Charts and diagrams as code
----
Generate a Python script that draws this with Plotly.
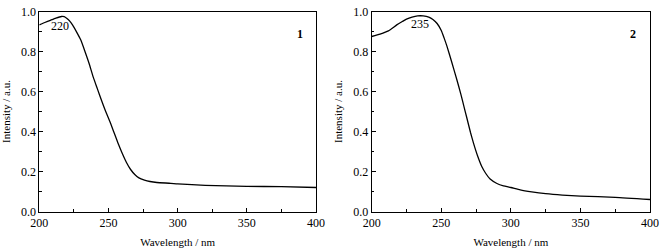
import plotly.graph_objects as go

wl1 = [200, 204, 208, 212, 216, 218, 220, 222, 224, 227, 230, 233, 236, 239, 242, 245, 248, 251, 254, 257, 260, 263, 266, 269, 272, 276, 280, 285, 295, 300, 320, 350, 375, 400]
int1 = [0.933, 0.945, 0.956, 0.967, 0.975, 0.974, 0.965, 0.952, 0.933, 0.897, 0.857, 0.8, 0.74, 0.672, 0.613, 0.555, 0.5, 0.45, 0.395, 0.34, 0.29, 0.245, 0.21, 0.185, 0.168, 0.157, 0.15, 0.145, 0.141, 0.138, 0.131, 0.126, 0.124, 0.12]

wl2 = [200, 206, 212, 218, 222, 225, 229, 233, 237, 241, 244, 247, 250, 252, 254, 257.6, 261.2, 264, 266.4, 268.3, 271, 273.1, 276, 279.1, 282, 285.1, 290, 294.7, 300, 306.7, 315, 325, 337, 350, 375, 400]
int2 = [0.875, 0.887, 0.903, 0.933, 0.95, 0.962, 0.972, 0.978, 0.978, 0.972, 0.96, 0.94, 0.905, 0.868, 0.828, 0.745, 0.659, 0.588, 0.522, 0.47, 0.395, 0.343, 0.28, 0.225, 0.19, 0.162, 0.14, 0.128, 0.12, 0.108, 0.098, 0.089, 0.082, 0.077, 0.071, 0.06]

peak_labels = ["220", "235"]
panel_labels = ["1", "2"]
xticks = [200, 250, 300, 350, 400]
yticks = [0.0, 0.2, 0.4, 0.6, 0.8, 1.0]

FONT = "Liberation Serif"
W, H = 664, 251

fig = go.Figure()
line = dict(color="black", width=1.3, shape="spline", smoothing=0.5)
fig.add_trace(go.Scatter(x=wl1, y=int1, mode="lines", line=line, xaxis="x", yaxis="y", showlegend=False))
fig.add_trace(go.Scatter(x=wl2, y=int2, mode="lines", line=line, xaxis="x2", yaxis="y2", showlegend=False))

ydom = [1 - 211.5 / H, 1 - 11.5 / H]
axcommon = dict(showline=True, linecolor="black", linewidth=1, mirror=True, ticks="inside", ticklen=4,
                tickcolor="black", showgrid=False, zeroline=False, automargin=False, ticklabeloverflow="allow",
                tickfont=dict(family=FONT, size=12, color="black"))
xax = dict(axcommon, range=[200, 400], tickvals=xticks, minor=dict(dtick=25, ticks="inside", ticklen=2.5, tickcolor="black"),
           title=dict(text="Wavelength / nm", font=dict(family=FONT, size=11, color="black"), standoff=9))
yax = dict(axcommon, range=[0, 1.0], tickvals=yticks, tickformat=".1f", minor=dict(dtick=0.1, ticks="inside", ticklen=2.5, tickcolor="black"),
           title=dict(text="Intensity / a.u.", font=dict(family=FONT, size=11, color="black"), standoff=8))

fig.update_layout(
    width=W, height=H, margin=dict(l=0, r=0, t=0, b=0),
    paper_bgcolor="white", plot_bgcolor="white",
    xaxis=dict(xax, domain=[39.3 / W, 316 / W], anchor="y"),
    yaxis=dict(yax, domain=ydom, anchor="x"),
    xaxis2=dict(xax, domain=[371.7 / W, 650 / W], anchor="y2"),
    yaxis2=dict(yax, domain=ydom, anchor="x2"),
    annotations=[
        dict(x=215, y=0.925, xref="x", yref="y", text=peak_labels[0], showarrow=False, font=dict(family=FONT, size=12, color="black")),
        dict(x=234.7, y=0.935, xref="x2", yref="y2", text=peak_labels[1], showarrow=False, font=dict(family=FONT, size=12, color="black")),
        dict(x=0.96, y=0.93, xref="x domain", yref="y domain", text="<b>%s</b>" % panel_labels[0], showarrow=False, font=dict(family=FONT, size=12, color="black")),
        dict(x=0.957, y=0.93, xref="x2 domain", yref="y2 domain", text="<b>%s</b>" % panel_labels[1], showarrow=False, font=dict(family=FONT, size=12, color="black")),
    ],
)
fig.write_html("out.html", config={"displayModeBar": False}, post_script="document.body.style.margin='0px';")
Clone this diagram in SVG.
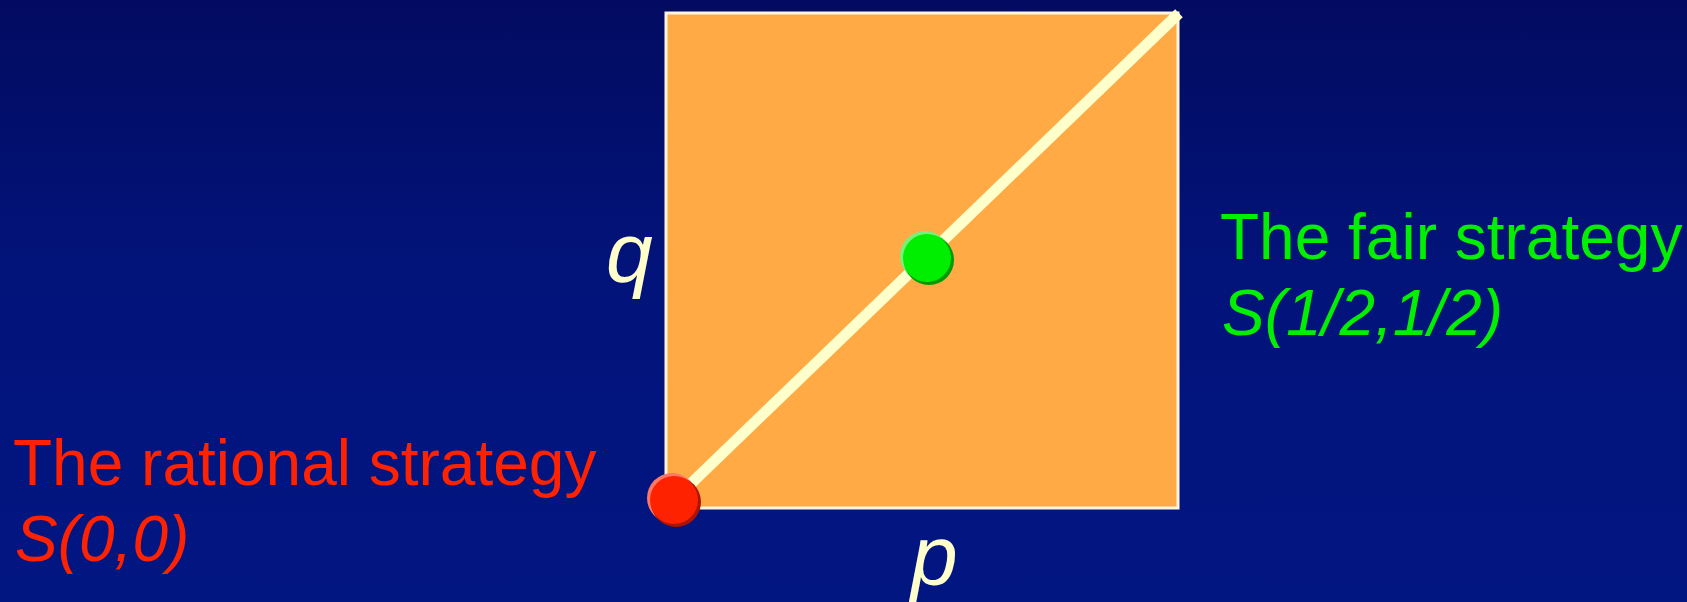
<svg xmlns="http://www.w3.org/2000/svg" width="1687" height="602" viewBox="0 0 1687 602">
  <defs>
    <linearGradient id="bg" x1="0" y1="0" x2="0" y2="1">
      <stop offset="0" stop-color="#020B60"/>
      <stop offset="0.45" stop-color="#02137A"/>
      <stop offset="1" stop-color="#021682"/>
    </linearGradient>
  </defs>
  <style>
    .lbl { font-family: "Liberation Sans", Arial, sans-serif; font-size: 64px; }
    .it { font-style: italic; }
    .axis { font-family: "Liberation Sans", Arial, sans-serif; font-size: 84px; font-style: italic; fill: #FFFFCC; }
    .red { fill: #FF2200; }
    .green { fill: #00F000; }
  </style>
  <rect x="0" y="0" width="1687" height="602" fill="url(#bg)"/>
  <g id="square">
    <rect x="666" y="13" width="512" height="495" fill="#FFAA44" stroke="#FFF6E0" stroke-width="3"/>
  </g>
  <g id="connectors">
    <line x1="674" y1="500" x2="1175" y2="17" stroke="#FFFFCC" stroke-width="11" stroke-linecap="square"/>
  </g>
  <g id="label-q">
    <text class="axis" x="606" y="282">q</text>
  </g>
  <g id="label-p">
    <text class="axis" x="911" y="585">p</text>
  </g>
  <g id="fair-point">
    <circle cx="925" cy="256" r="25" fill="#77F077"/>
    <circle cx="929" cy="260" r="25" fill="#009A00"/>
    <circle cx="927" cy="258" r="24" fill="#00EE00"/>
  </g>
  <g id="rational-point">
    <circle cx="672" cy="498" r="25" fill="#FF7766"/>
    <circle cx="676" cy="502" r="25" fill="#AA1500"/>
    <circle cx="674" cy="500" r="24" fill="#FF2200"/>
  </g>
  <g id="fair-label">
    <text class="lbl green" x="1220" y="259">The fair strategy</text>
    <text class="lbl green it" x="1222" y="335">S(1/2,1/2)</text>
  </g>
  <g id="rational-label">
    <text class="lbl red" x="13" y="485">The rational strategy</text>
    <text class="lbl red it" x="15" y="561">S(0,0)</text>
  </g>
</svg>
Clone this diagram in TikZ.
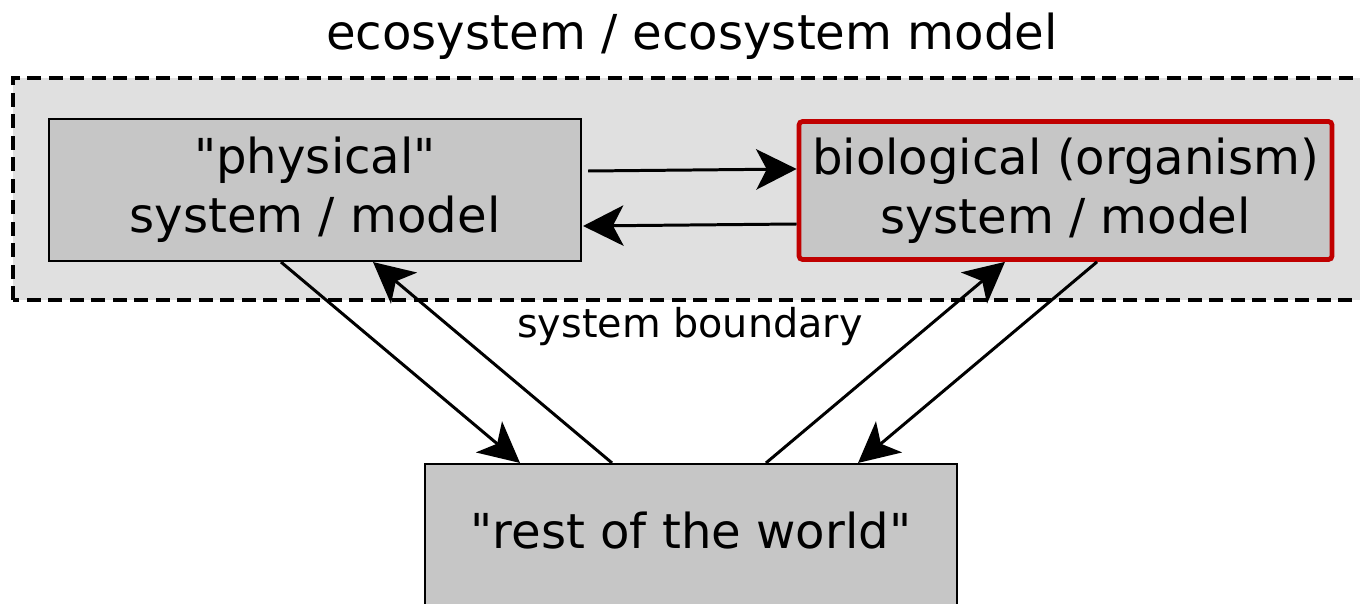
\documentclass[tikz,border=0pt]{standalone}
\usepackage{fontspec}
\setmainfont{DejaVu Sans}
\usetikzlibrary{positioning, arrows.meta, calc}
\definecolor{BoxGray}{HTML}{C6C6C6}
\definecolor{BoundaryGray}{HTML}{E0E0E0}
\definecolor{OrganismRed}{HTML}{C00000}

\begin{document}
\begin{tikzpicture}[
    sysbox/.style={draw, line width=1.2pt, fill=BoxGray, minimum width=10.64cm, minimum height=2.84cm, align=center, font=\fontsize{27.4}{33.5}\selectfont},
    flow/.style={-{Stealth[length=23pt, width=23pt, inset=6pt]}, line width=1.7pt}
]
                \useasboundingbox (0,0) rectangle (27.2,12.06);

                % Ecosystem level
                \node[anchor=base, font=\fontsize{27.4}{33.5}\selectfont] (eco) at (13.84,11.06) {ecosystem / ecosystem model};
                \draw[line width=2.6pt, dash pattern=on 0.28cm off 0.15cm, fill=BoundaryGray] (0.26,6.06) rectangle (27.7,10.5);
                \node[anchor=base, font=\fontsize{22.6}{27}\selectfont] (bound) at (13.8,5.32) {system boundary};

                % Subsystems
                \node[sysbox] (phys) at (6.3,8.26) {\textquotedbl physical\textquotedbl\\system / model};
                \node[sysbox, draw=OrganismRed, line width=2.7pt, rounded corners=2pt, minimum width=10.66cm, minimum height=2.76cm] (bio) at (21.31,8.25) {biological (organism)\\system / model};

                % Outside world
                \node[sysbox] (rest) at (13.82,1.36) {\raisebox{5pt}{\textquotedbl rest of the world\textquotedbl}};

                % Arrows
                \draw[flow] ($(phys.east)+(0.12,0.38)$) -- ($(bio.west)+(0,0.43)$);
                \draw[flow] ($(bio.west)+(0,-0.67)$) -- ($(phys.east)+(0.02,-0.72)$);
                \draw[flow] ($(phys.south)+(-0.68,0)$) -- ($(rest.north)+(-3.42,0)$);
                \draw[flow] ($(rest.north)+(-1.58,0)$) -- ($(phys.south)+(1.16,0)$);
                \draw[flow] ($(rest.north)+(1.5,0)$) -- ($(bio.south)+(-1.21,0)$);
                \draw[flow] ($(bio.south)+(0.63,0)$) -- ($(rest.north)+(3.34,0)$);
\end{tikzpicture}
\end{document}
----
### [Work instructions]
Tally the lines of the data that hold the string "this". Answer with the number and nothing more.

### [Solved exercise]
3